NJDOT joins worldwide
safety promotions
World Health Day focuses
on road safety
"Road safety is no accident"
is this year's United Nations World Health
Day theme.
NJDOT joined with the New Jersey Automobile
Club at its Florham Park Headquarters
to mark the April event.
There is an absolute nexus between health
and the need for greater safety on our
highways. Every year, around the world,
an estimated 1.2 million people die in
motor vehicle crashes and 10-15 million
people are injured in these crashes.
Under Governor McGreevey's Safety First
initiative, we are making a dent in the
short and long term safety needs of our
highways. New Jersey is one of only seven
states in the nation that had a reduction
in motor vehicle fatalities, but we will
not rest until all motor vehicle fatalities
are down to zero.
Pedestrian fatalities fell 18 percent
and motor vehicle fatalities fell 3 percent
in the past year.
Municipalities conducted special World
Health Day child seat checks throughout
the state, free of charge, to ensure users
have installed them properly. I advocate
standardization of the seats to make the
system as simple as plugging in a toaster.
NJDOT has undertaken several measures
over the last year under Governor McGreevey's
"Safe Corridors" bill including
engineering and technological improvements,
adding 500 miles of raised pavement reflectors,
recording driver safety and public safety
announcements and expanding driver education
programs.
Other enhanced safety programs are our
Safe Streets to Schools program, bike
and pedestrian friendly trails for municipalities,
increasing the number of the Emergency
Service Patrols on state highways and
promoting the #77 aggressive driver hotline
phone number.
Work zone safety requires
constant awareness
Fatalities
in motor vehicle work zone crashes
increased more than 50 percent in
the last five years nationally;
non-motorist fatalities (workers,
pedestrians, bicyclists) in work
zone crashes average around 140
persons every year nationally.
- U.S. Department of Transportation,
Federal Highway Administration,
"Creating Safer Work Zones"
|
Each day when I look outside my window
at the NJDOT Employee Memorial, I am
reminded that it honors 32 of our employees
killed in the line of duty - many of
them in work zone accidents.
NJDOT joined fellow members of the
New Jersey Work Zone Safety Partnership
at our Fifth Annual Work Zone Safety
Awareness Conference and New Technology
Showcase in April.
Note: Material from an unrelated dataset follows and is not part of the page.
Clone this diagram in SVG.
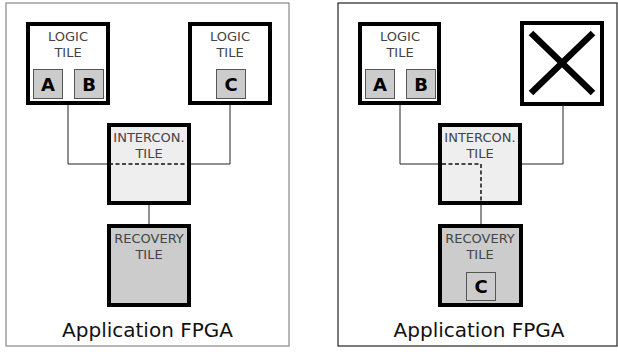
<svg xmlns="http://www.w3.org/2000/svg" width="618" height="352" viewBox="0 0 618 352">
<style>
.frame{fill:#fff;stroke-width:1.2}
.tile{stroke:#000;stroke-width:4}
.logic{fill:#fff}
.ic{fill:#eeeeee}
.rec{fill:#cccccc}
.cell{fill:#cccccc;stroke:#555;stroke-width:1}
.lbl{font-family:"DejaVu Sans",sans-serif;font-size:13px;fill:#444;text-anchor:middle}
.cl{font-family:"DejaVu Sans",sans-serif;font-size:18px;font-weight:bold;fill:#000;text-anchor:middle}
.title{font-family:"DejaVu Sans",sans-serif;font-size:20px;fill:#111;text-anchor:middle}
.wire{fill:none;stroke:#222;stroke-width:1}
.dash{fill:none;stroke:#111;stroke-width:1.5;stroke-dasharray:4 2.5}
</style>
<rect class="frame" x="6" y="3" width="283" height="343" stroke="#888"/>
<rect class="frame" x="338" y="3" width="279" height="343" stroke="#222"/>
<g id="logicA1">
<rect class="tile logic" x="28" y="24" width="80" height="79"/>
<text class="lbl" x="68" y="41">LOGIC</text>
<text class="lbl" x="68" y="57">TILE</text>
<rect class="cell" x="33.5" y="69.5" width="29" height="29"/>
<text class="cl" x="48" y="90.5">A</text>
<rect class="cell" x="74.5" y="69.5" width="29" height="29"/>
<text class="cl" x="89" y="90.5">B</text>
</g>
<g id="logicC1">
<rect class="tile logic" x="190" y="24" width="80" height="79"/>
<text class="lbl" x="230" y="41">LOGIC</text>
<text class="lbl" x="230" y="57">TILE</text>
<rect class="cell" x="216.5" y="69.5" width="29" height="29"/>
<text class="cl" x="231" y="90.5">C</text>
</g>
<g id="intercon1">
<rect class="tile ic" x="109" y="125" width="80" height="78"/>
<text class="lbl" x="149" y="142">INTERCON.</text>
<text class="lbl" x="149" y="158">TILE</text>
</g>
<g id="recovery1">
<rect class="tile rec" x="109" y="226" width="80" height="79"/>
<text class="lbl" x="149" y="243">RECOVERY</text>
<text class="lbl" x="149" y="259">TILE</text>
</g>
<text class="title" x="147.5" y="337">Application FPGA</text>
<g id="logicA2">
<rect class="tile logic" x="360" y="24" width="79" height="79"/>
<text class="lbl" x="400" y="41">LOGIC</text>
<text class="lbl" x="400" y="57">TILE</text>
<rect class="cell" x="365.5" y="69.5" width="29" height="29"/>
<text class="cl" x="380" y="90.5">A</text>
<rect class="cell" x="406.5" y="69.5" width="29" height="29"/>
<text class="cl" x="421" y="90.5">B</text>
</g>
<g id="failed2">
<rect class="tile logic" x="522" y="23" width="80" height="81"/>
<path d="M531,33 L593,93 M593,33 L531,93" stroke="#000" stroke-width="6.5" fill="none"/>
</g>
<g id="intercon2">
<rect class="tile ic" x="440" y="125" width="80" height="78"/>
<text class="lbl" x="480" y="142">INTERCON.</text>
<text class="lbl" x="480" y="158">TILE</text>
</g>
<g id="recovery2">
<rect class="tile rec" x="440" y="226" width="81" height="79"/>
<text class="lbl" x="480" y="243">RECOVERY</text>
<text class="lbl" x="480" y="259">TILE</text>
<rect class="cell" x="466.5" y="272.5" width="29" height="28"/>
<text class="cl" x="481" y="293">C</text>
</g>
<text class="title" x="479" y="337">Application FPGA</text>
<g id="connectors">
<polyline class="wire" points="68,105 68,164 107,164"/>
<polyline class="wire" points="230,105 230,164 191,164"/>
<line class="dash" x1="109" y1="164" x2="189" y2="164"/>
<line class="wire" x1="149" y1="205" x2="149" y2="224"/>
<polyline class="wire" points="400,105 400,164 438,164"/>
<polyline class="wire" points="563,105 563,164 522,164"/>
<polyline class="dash" points="442,164 481,164 481,203"/>
<line class="wire" x1="481" y1="205" x2="481" y2="224"/>
</g>
</svg>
National Work Zone
Awareness Week is a time for the transportation
family to recommit itself to increasing
safety.
In May we will engrave one more name,
Kyle Kristensen, a Drawbridge Operator
who was killed on the Victory Bridge in
Perth Amboy, on the plaque on the NJDOT
Employee Memorial.
All 33 names will be submitted for placement
on the National Work Zone Memorial. This
memorial honors not only work zone employees,
but also motorists, pedestrians, children,
law enforcement officers and public safety
officials such as fire fighters and paramedics.
It travels nationwide to raise public
awareness of the need to respect and stay
safe in America's roadway work zones.